Name your decisions out loud. Don't just draw boxes. Say: "I'm using optimistic locking here because at normal load the conflict rate is low and retries are cheap. For hot SKUs during a flash sale, I'd switch to sharded Redis counters."

The interviewer will probe the area where your diagram is vaguest. Narrating out loud is how you find your own gaps before they do.

Common deep-dive directions based on interviewer probes:

"How do you prevent oversell?" Go to the locking section. Walk through the race condition explicitly.
"How does this scale to 1M QPS?" Go to hot partitions. Introduce bucket sharding.
"What happens across services?" Explain the saga: reserve inventory, charge payment, release as a compensating transaction if payment fails.
"What if the expiry worker crashes?" The cron fallback catches it. Expiry events are also retry-safe because the worker checks current status before acting.
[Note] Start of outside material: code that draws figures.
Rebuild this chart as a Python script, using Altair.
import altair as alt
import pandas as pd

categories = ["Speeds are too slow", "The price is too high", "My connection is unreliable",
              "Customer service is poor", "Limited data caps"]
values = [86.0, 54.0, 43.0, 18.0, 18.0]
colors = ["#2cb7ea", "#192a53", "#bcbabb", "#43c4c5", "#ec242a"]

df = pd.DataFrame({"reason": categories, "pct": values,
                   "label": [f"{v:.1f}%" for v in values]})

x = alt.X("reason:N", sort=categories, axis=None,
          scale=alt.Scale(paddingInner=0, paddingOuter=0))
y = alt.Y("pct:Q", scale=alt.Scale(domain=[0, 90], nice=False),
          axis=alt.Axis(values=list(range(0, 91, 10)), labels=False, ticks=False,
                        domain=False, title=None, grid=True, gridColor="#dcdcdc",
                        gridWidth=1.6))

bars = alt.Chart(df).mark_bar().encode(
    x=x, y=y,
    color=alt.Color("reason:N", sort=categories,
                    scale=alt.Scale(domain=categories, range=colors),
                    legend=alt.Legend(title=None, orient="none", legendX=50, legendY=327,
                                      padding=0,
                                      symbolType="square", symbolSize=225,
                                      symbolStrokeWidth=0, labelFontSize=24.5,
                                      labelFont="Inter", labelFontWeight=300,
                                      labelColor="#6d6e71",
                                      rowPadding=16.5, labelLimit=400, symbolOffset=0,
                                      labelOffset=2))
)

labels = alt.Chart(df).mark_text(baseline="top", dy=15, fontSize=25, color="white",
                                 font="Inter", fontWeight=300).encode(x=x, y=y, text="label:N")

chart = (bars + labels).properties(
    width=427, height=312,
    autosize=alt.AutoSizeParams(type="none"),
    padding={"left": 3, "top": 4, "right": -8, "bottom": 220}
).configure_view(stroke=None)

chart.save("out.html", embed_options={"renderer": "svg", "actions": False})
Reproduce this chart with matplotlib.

Practicing this kind of timed, spoken walkthrough is where most prep falls short. SpaceComplexity runs voice-based system design mock interviews in the actual 45-minute format, with rubric-based feedback on your tradeoff communication, not just whether you drew the right boxes.

What the Inventory Reservation System Design Interview Tests

Inventory reservation is a concurrency problem. Oversell happens when two threads both read the same stale stock count.
Optimistic locking with a version column prevents oversell without blocking reads. Check affected row count after every update.
Redis acts as a fast check layer. Postgres is the authoritative source of truth.
Idempotency keys on reserve requests prevent double-reservation from client retries.
Hot SKUs during flash sales need bucket sharding or a controlled-throughput queue to avoid a single-row bottleneck.
Release inventory with a delayed message queue and a cron fallback. Index on expires_at.
In the interview: name your decisions, explain your tradeoffs, and pace the sections.